Task: Transcribe all of the material below word for word and leave out its pictures.

═════ Dataset excerpt ═════

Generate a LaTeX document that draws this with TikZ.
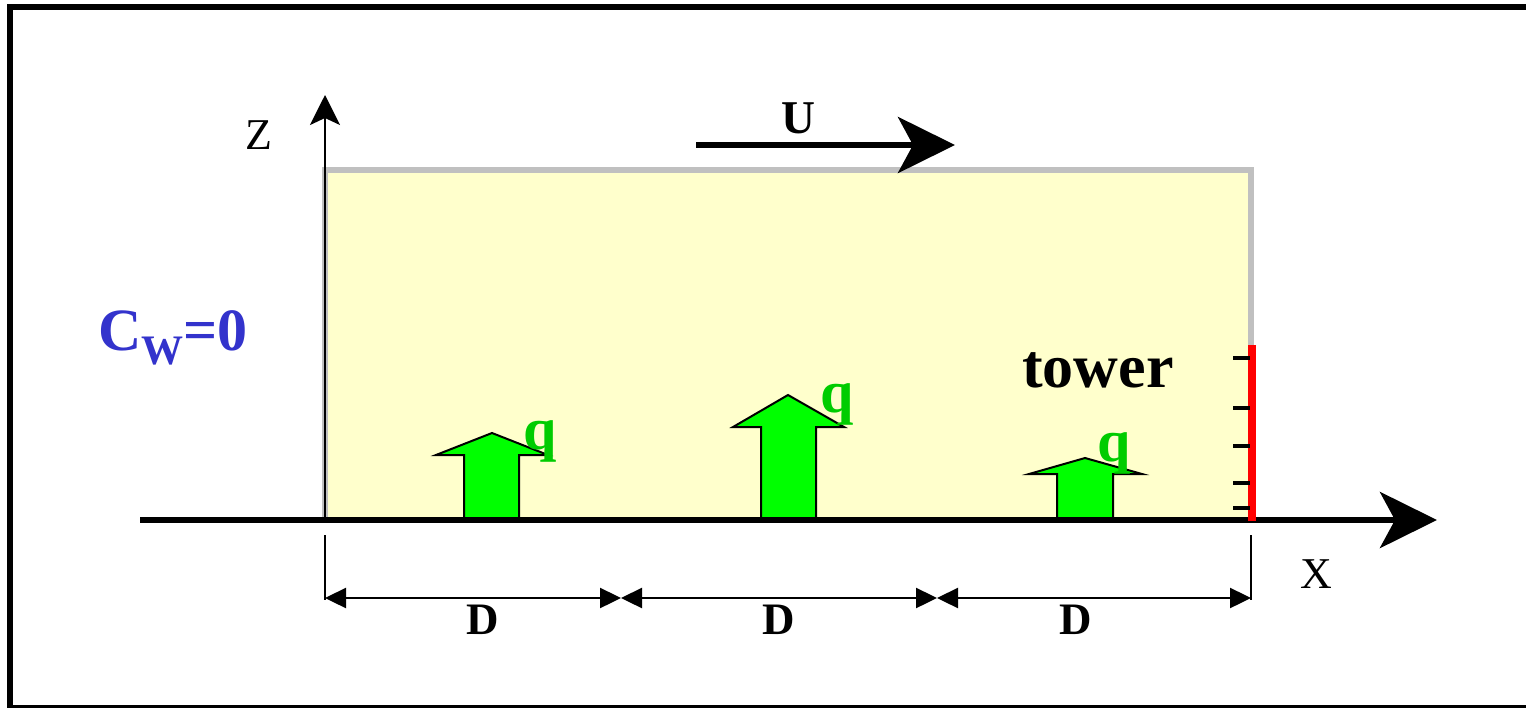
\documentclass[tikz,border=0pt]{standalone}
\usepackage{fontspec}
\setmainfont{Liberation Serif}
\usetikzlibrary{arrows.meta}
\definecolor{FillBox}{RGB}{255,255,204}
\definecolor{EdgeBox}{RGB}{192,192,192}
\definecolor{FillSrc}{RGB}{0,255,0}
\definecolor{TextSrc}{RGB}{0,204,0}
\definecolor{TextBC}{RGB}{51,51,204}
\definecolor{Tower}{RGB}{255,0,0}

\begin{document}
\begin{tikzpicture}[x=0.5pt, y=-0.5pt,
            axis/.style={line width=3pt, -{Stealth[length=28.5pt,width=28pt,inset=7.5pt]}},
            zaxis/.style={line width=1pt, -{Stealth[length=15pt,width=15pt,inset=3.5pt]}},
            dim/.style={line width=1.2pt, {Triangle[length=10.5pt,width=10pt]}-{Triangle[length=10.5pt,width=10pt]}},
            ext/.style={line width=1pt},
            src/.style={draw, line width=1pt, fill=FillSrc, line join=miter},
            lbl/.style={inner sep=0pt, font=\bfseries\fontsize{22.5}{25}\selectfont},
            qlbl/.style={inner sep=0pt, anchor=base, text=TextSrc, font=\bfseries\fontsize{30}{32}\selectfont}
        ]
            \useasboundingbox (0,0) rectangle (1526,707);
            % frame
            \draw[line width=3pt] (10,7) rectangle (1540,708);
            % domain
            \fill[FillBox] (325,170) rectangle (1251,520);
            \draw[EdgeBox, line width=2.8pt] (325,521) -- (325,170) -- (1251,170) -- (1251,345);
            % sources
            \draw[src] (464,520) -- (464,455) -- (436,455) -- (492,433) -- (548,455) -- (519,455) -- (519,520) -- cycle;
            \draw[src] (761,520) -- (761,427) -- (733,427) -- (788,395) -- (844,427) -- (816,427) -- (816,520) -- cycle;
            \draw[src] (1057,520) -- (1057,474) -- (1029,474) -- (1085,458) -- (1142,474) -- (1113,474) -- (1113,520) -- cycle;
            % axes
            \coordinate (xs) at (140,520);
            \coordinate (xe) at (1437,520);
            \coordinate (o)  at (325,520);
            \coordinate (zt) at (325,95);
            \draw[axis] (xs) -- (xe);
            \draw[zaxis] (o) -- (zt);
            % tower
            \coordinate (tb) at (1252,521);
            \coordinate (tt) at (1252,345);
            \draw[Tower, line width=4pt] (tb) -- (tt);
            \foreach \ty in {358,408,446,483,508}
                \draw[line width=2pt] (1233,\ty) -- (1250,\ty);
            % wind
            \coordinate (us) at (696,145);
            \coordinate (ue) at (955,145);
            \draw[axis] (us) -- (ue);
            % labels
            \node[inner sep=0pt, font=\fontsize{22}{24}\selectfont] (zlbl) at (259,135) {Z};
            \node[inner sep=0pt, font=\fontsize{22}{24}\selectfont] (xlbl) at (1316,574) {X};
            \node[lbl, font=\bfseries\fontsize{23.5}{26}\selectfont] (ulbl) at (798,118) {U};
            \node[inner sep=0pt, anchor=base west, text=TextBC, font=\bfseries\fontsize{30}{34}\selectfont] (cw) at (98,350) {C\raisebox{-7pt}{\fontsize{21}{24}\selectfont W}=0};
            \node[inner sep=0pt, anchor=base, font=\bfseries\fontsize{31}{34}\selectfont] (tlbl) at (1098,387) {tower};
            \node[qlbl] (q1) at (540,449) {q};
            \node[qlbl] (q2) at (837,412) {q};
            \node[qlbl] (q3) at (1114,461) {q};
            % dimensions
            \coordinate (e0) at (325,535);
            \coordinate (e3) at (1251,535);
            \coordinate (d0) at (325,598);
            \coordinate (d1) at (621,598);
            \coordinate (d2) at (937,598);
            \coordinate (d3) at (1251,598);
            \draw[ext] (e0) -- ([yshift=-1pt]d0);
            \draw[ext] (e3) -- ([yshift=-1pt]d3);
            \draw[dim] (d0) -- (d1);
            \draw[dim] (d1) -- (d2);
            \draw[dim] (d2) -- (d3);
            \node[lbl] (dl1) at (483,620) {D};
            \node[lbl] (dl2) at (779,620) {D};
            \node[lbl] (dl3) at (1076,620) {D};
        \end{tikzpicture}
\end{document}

═════

Answer for this exercise:
Generate a LaTeX document that draws this with TikZ.
\documentclass[tikz,border=0pt]{standalone}
\usepackage{fontspec}
\setmainfont{Liberation Serif}
\usetikzlibrary{arrows.meta}
\definecolor{FillBox}{RGB}{255,255,204}
\definecolor{EdgeBox}{RGB}{192,192,192}
\definecolor{FillSrc}{RGB}{0,255,0}
\definecolor{TextSrc}{RGB}{0,204,0}
\definecolor{TextBC}{RGB}{51,51,204}
\definecolor{Tower}{RGB}{255,0,0}

\begin{document}
\begin{tikzpicture}[x=0.5pt, y=-0.5pt,
            axis/.style={line width=3pt, -{Stealth[length=28.5pt,width=28pt,inset=7.5pt]}},
            zaxis/.style={line width=1pt, -{Stealth[length=15pt,width=15pt,inset=3.5pt]}},
            dim/.style={line width=1.2pt, {Triangle[length=10.5pt,width=10pt]}-{Triangle[length=10.5pt,width=10pt]}},
            ext/.style={line width=1pt},
            src/.style={draw, line width=1pt, fill=FillSrc, line join=miter},
            lbl/.style={inner sep=0pt, font=\bfseries\fontsize{22.5}{25}\selectfont},
            qlbl/.style={inner sep=0pt, anchor=base, text=TextSrc, font=\bfseries\fontsize{30}{32}\selectfont}
        ]
            \useasboundingbox (0,0) rectangle (1526,707);
            % frame
            \draw[line width=3pt] (10,7) rectangle (1540,708);
            % domain
            \fill[FillBox] (325,170) rectangle (1251,520);
            \draw[EdgeBox, line width=2.8pt] (325,521) -- (325,170) -- (1251,170) -- (1251,345);
            % sources
            \draw[src] (464,520) -- (464,455) -- (436,455) -- (492,433) -- (548,455) -- (519,455) -- (519,520) -- cycle;
            \draw[src] (761,520) -- (761,427) -- (733,427) -- (788,395) -- (844,427) -- (816,427) -- (816,520) -- cycle;
            \draw[src] (1057,520) -- (1057,474) -- (1029,474) -- (1085,458) -- (1142,474) -- (1113,474) -- (1113,520) -- cycle;
            % axes
            \coordinate (xs) at (140,520);
            \coordinate (xe) at (1437,520);
            \coordinate (o)  at (325,520);
            \coordinate (zt) at (325,95);
            \draw[axis] (xs) -- (xe);
            \draw[zaxis] (o) -- (zt);
            % tower
            \coordinate (tb) at (1252,521);
            \coordinate (tt) at (1252,345);
            \draw[Tower, line width=4pt] (tb) -- (tt);
            \foreach \ty in {358,408,446,483,508}
                \draw[line width=2pt] (1233,\ty) -- (1250,\ty);
            % wind
            \coordinate (us) at (696,145);
            \coordinate (ue) at (955,145);
            \draw[axis] (us) -- (ue);
            % labels
            \node[inner sep=0pt, font=\fontsize{22}{24}\selectfont] (zlbl) at (259,135) {Z};
            \node[inner sep=0pt, font=\fontsize{22}{24}\selectfont] (xlbl) at (1316,574) {X};
            \node[lbl, font=\bfseries\fontsize{23.5}{26}\selectfont] (ulbl) at (798,118) {U};
            \node[inner sep=0pt, anchor=base west, text=TextBC, font=\bfseries\fontsize{30}{34}\selectfont] (cw) at (98,350) {C\raisebox{-7pt}{\fontsize{21}{24}\selectfont W}=0};
            \node[inner sep=0pt, anchor=base, font=\bfseries\fontsize{31}{34}\selectfont] (tlbl) at (1098,387) {tower};
            \node[qlbl] (q1) at (540,449) {q};
            \node[qlbl] (q2) at (837,412) {q};
            \node[qlbl] (q3) at (1114,461) {q};
            % dimensions
            \coordinate (e0) at (325,535);
            \coordinate (e3) at (1251,535);
            \coordinate (d0) at (325,598);
            \coordinate (d1) at (621,598);
            \coordinate (d2) at (937,598);
            \coordinate (d3) at (1251,598);
            \draw[ext] (e0) -- ([yshift=-1pt]d0);
            \draw[ext] (e3) -- ([yshift=-1pt]d3);
            \draw[dim] (d0) -- (d1);
            \draw[dim] (d1) -- (d2);
            \draw[dim] (d2) -- (d3);
            \node[lbl] (dl1) at (483,620) {D};
            \node[lbl] (dl2) at (779,620) {D};
            \node[lbl] (dl3) at (1076,620) {D};
        \end{tikzpicture}
\end{document}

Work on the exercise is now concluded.